Even though it is completely duplicative to write about this, I feel somewhat obligated to the extent that this blog claims to ‘monitor’ Russia…so, here goes:
Today, President Putin accepted the resignation of Prime Minister Mikhail Fradkov and appointed
Sergei Ivanov Viktor Zubkov, the head of the Federal Financial Monitoring Service, as his successor. A lot of analysis has been hastily prepared to try and explain this unexpected event. Ironically, many of these analyses attempt to fit this occurrence within the same narratives that failed to predict or even foreshadow today’s events. For example:
Radio Free Europe: “The murky politics of Vladimir Putin’s Kremlin became even more opaque today as the Russian president named an obscure official, Viktor Zubkov, as prime minister.” If your argument is that ‘politics is murky’ (which it is everywhere, btw), then any unforeseen event supports your view. And, in fact, I would argue that it was not so ‘murky’. The resignation of Fradkov was clearly planned ahead of time and Putin mentioned that a new PM needs to take over during the elections. Thus, far from being murky, the appointment of an unknown suggests Zubkov is a placeholder until the end of the Presidential elections. On a side note, RFE had an earlier article entitled, “Fradkov Departure Likely to Clear Stage for Ivanov.” The cached version of the article still comes up in a Google search, but if you click on the RFE link, you are taken to an error page that states, “This article is no longer valid…” No longer valid indeed.

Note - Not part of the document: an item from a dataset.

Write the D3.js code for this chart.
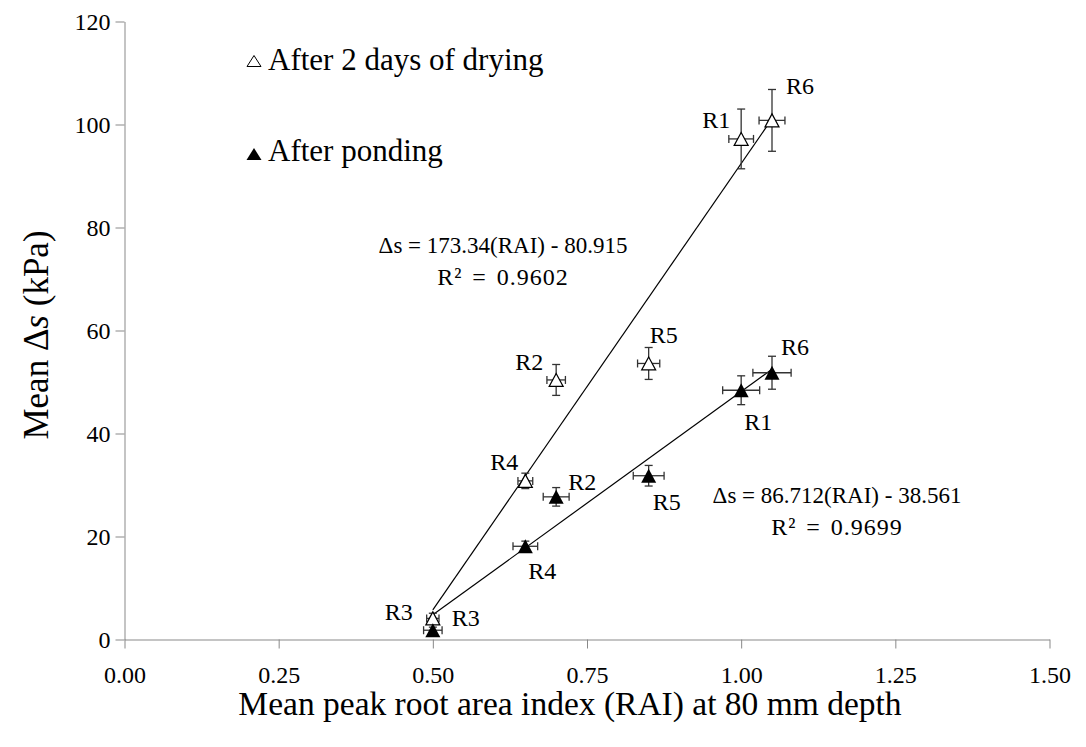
<!DOCTYPE html>
<html>
<head>
<meta charset="utf-8">
<script src="https://cdn.jsdelivr.net/npm/d3@7"></script>
</head>
<body style="margin:0">
<div id="chart-area"></div>
<script>
let width = 1086,
height = 747;

// data
let sites = ["R1", "R2", "R3", "R4", "R5", "R6"];
let rai = [1.00, 0.70, 0.50, 0.65, 0.85, 1.05];
let dryDs = [97.2, 50.4, 4.1, 30.8, 53.6, 100.8];
let dryErrY = [5.8, 3.0, 1.0, 1.5, 3.1, 6.0];
let dryErrX = [0.02, 0.015, 0.01, 0.012, 0.018, 0.021];
let pondDs = [48.4, 27.7, 1.8, 18.1, 31.8, 51.8];
let pondErrY = [2.8, 1.8, 0.6, 1.0, 2.0, 3.2];
let pondErrX = [0.03, 0.021, 0.015, 0.02, 0.025, 0.031];
let xTicks = [0, 0.25, 0.5, 0.75, 1.0, 1.25, 1.5];
let yTicks = [0, 20, 40, 60, 80, 100, 120];
let dryFit = [173.34, -80.915, 0.9602];
let pondFit = [86.712, -38.561, 0.9699];

// label offsets (px) for the R names
let dryLab = [[-11, -11, "end"], [-13, -10, "end"], [-20, 2, "end"], [-7, -11, "end"], [1, -20, "start"], [14, -26, "start"]];
let pondLab = [[3, 40, "start"], [12, -7, "start"], [19, -4, "start"], [3, 33, "start"], [4, 34, "start"], [9, -18, "start"]];

let svg = d3.select("#chart-area").append("svg")
	.attr("width", width)
	.attr("height", height);

// all text gets the Times-like face
function serifText(sel, size) {
	return sel.attr("font-family", "Liberation Serif")
		.style("font-family", "'Liberation Serif'")
		.style("font-size", size + "px");
}

let x = d3.scaleLinear().domain([0, 1.5]).range([124.5, 1049.5]);
let y = d3.scaleLinear().domain([0, 120]).range([639.5, 21.5]);

let axisColor = "#898989";

// x axis
let xAxis = svg.append("g")
	.attr("transform", "translate(0," + y(0) + ")")
	.call(d3.axisBottom(x).tickValues(xTicks).tickSize(9).tickSizeOuter(0).tickFormat(d3.format(".2f")));
xAxis.attr("font-family", "Liberation Serif").attr("font-size", 24);
xAxis.select(".domain").attr("stroke", axisColor);
xAxis.selectAll(".tick line").attr("stroke", axisColor);
serifText(xAxis.selectAll(".tick text"), 24)
	.attr("y", 0).attr("dy", 43)
	.attr("fill", "#000");

// y axis
let yAxis = svg.append("g")
	.attr("transform", "translate(" + x(0) + ",0)")
	.call(d3.axisLeft(y).tickValues(yTicks).tickSize(9).tickSizeOuter(0));
yAxis.attr("font-family", "Liberation Serif").attr("font-size", 24);
yAxis.select(".domain").attr("stroke", axisColor);
yAxis.selectAll(".tick line").attr("stroke", axisColor);
serifText(yAxis.selectAll(".tick text"), 24)
	.attr("x", -14).attr("dy", 8)
	.attr("fill", "#000");

// axis titles
serifText(svg.append("text"), 33.5)
	.attr("x", 570)
	.attr("y", 715)
	.attr("text-anchor", "middle")
	.text("Mean peak root area index (RAI) at 80 mm depth");

let yt = serifText(svg.append("text"), 35)
	.attr("transform", "translate(48,335) rotate(-90)")
	.attr("text-anchor", "middle");
yt.append("tspan").text("Mean \u0394");
yt.append("tspan").style("font-style", "italic").text("s");
yt.append("tspan").text(" (kPa)");

// trend lines
function fitLine(fit, xs) {
	let x0 = d3.min(xs), x1 = d3.max(xs);
	return [[x0, fit[0] * x0 + fit[1]], [x1, fit[0] * x1 + fit[1]]];
}
let line = d3.line().x(d => x(d[0])).y(d => y(d[1]));
[dryFit, pondFit].forEach(f => {
	svg.append("path")
		.attr("d", line(fitLine(f, rai)))
		.attr("fill", "none")
		.attr("stroke", "#000")
		.attr("stroke-width", 1.2);
});

// error bars
function errorBars(vals, ex, ey) {
	let g = svg.append("g").attr("stroke", "#333").attr("stroke-width", 1.3);
	let cap = 4;
	rai.forEach((r, i) => {
		let cx = x(r), cy = y(vals[i]);
		let yt = y(vals[i] + ey[i]), yb = y(vals[i] - ey[i]);
		let xl = x(r - ex[i]), xr = x(r + ex[i]);
		g.append("line").attr("x1", cx).attr("x2", cx).attr("y1", yt).attr("y2", yb);
		g.append("line").attr("x1", cx - cap).attr("x2", cx + cap).attr("y1", yt).attr("y2", yt);
		g.append("line").attr("x1", cx - cap).attr("x2", cx + cap).attr("y1", yb).attr("y2", yb);
		g.append("line").attr("x1", xl).attr("x2", xr).attr("y1", cy).attr("y2", cy);
		g.append("line").attr("x1", xl).attr("x2", xl).attr("y1", cy - cap).attr("y2", cy + cap);
		g.append("line").attr("x1", xr).attr("x2", xr).attr("y1", cy - cap).attr("y2", cy + cap);
	});
}
errorBars(dryDs, dryErrX, dryErrY);
errorBars(pondDs, pondErrX, pondErrY);

// triangle markers
function tri(cx, cy, w, h) {
	return "M" + cx + "," + (cy - h / 2) + "L" + (cx + w / 2) + "," + (cy + h / 2) + "L" + (cx - w / 2) + "," + (cy + h / 2) + "Z";
}
svg.selectAll(".dry")
	.data(dryDs)
	.enter().append("path")
	.attr("class", "dry")
	.attr("d", (d, i) => tri(x(rai[i]), y(d), 14, 13))
	.attr("fill", "#fff")
	.attr("stroke", "#000")
	.attr("stroke-width", 1.2);
svg.selectAll(".pond")
	.data(pondDs)
	.enter().append("path")
	.attr("class", "pond")
	.attr("d", (d, i) => tri(x(rai[i]), y(d), 15, 14))
	.attr("fill", "#000");

// point labels
serifText(svg.selectAll(".drylab")
	.data(dryDs)
	.enter().append("text"), 24)
	.attr("x", (d, i) => x(rai[i]) + dryLab[i][0])
	.attr("y", (d, i) => y(d) + dryLab[i][1])
	.attr("text-anchor", (d, i) => dryLab[i][2])
	.text((d, i) => sites[i]);
serifText(svg.selectAll(".pondlab")
	.data(pondDs)
	.enter().append("text"), 24)
	.attr("x", (d, i) => x(rai[i]) + pondLab[i][0])
	.attr("y", (d, i) => y(d) + pondLab[i][1])
	.attr("text-anchor", (d, i) => pondLab[i][2])
	.text((d, i) => sites[i]);

// equations
function eqn(fit, cx, by) {
	serifText(svg.append("text"), 23).attr("x", cx).attr("y", by).attr("text-anchor", "middle")
		.text("\u0394s = " + fit[0] + "(RAI) - " + Math.abs(fit[1]));
	serifText(svg.append("text"), 24).attr("x", cx).attr("y", by + 32).attr("text-anchor", "middle")
		.style("letter-spacing", "1px")
		.style("word-spacing", "3px")
		.text("R\u00b2 = " + fit[2]);
}
eqn(dryFit, 503, 253);
eqn(pondFit, 837, 503);

// legend
svg.append("path").attr("d", tri(254, 61, 14, 11)).attr("fill", "#fff").attr("stroke", "#000").attr("stroke-width", 1);
serifText(svg.append("text"), 31).attr("x", 268).attr("y", 70).text("After 2 days of drying");
svg.append("path").attr("d", tri(254, 154, 15, 12)).attr("fill", "#000");
serifText(svg.append("text"), 31).attr("x", 268).attr("y", 161).text("After ponding");
</script>
</body>
</html>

Time Magazine: “Zubkov has been installed in the job that makes him Putin’s heir apparent.” If Ivanov was appointed, like they all were reporting was going to happen, then this might make sense. But doesn’t the fact that Putin deliberately chose someone completely unknown to run the government during the election campaign signify that this is not the ‘heir apparent’. This is the ‘Putin will do what Yeltsin did’ narrative. But even a cursory comparison of Yeltsin and Putin’s presidencies reveals how different they are. While it may be true that Putin wants to instill a degree of predictability in the political system, I would argue that he does not conceive of predictability in this way. Lastly, Zubkov is 66 years old, which in Russian years is around 100. There is no way he is a contender for the Presidency! In fact, Putin may have chosen him simply because he is so old, Russians will draw this conclusion on their own, despite Time Magazine’s piercing analysis to the contrary.

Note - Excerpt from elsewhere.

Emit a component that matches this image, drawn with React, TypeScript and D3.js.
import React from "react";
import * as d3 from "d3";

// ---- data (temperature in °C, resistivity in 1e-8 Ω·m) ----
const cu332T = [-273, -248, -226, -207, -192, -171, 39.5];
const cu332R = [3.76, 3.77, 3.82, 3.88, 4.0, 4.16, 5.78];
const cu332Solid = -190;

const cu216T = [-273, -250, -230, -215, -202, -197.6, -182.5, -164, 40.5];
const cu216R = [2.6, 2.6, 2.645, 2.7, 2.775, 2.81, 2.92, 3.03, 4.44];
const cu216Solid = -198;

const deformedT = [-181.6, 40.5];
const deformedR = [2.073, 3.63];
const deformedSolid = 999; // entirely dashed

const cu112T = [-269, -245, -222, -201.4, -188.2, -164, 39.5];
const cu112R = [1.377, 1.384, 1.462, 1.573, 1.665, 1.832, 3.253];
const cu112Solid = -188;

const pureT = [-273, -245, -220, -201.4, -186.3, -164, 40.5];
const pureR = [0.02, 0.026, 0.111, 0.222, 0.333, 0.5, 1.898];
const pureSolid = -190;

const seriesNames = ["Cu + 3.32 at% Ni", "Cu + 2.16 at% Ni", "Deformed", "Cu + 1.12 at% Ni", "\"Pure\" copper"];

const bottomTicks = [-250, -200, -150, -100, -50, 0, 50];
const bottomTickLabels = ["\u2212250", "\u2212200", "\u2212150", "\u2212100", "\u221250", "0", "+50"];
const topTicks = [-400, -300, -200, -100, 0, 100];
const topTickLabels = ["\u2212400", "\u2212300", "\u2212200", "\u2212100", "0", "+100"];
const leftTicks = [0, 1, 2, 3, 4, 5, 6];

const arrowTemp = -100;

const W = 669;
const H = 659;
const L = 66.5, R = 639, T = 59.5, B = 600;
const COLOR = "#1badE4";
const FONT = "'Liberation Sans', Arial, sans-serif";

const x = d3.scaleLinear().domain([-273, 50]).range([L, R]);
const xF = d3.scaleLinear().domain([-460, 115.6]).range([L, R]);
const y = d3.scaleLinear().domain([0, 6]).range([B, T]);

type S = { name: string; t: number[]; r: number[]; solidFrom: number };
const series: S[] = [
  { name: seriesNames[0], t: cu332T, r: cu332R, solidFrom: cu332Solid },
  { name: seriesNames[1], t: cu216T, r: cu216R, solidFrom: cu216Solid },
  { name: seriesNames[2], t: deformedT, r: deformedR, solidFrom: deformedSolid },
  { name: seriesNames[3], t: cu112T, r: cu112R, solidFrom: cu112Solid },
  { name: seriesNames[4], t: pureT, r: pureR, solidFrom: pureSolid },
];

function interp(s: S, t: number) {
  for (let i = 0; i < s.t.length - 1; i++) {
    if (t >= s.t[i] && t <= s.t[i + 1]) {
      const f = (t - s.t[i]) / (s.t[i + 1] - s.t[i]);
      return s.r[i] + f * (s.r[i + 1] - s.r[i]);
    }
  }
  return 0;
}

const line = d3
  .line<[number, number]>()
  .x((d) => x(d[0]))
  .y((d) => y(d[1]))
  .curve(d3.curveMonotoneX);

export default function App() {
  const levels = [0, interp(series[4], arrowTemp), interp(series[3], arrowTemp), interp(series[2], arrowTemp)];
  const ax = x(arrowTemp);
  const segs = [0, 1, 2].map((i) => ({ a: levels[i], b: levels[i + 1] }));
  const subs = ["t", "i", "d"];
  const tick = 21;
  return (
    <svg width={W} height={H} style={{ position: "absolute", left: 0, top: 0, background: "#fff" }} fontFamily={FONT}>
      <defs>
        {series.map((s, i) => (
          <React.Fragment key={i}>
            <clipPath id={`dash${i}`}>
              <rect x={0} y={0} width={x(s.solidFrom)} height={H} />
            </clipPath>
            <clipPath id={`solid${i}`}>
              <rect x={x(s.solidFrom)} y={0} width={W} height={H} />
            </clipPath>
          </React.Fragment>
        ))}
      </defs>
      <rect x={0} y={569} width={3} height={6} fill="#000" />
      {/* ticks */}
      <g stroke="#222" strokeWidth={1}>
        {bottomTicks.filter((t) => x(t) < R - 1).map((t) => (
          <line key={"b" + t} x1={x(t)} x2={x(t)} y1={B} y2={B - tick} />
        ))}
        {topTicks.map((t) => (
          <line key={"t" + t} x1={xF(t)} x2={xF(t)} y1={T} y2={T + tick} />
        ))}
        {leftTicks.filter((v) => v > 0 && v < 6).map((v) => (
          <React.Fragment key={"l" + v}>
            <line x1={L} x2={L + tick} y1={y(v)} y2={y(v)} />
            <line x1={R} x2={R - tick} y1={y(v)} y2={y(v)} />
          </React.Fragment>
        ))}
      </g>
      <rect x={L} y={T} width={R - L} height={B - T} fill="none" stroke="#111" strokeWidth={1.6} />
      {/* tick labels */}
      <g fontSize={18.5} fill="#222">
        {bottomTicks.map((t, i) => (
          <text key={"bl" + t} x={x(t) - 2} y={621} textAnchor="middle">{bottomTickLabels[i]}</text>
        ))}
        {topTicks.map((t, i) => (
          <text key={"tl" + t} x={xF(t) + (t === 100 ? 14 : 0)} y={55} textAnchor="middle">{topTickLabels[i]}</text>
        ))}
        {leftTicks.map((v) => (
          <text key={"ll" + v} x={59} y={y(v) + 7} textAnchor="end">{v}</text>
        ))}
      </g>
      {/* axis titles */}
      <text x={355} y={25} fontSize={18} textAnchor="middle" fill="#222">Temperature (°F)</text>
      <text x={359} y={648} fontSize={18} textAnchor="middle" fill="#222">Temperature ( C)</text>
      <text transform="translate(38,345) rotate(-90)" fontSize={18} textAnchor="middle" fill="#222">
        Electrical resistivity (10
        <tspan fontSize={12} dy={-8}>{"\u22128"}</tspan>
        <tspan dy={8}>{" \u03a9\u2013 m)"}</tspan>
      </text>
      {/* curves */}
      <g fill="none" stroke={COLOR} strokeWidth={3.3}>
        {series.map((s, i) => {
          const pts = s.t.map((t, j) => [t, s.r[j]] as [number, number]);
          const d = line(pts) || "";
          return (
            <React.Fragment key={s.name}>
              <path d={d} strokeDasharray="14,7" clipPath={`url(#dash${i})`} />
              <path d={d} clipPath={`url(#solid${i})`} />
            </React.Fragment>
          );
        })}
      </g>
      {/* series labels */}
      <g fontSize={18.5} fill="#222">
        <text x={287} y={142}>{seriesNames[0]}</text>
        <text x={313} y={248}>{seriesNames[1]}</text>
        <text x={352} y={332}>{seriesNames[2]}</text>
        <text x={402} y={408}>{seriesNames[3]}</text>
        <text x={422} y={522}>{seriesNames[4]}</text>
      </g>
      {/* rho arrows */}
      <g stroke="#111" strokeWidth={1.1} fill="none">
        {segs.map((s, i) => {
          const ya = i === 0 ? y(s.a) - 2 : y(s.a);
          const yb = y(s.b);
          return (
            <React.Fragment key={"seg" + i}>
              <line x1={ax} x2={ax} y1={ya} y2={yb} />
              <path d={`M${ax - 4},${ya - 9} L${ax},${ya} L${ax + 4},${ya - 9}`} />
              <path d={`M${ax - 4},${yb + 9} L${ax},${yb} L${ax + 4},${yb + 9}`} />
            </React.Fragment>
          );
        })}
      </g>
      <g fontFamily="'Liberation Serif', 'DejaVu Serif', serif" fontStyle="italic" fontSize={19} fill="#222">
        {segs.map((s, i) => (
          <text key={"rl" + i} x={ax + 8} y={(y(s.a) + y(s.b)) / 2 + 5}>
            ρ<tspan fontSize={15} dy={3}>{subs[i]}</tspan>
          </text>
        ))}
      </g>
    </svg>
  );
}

The Washington Post: Peter Finn over at the Post perpetuated the idea of Zubkov as the ‘successor as placeholder until Putin’s 2012 return’. Once Western papers finally realized that Putin will in fact step down (‘as the constitution requires’), they quickly developed a different scenario that allowed them to retain their Putin = Satan narrative. I find this highly unpersuasive because it is contrary to everything Putin has said and done over the past eight years.
And here is some
propaganda coverage from the Russian perspective:
The contest is probably still between Medvedev and Ivanov. Russian sources also share this view. Furthermore, as I have argued before, Putin may in fact not choose a ‘successor’ and thereby encourage an actual *gasp* political campaign. Hence all the concern with building a two-party system, which is meaningless in a one-man race. In other words, the development of Russian politics over the next few years is still all about the parties and not about individuals.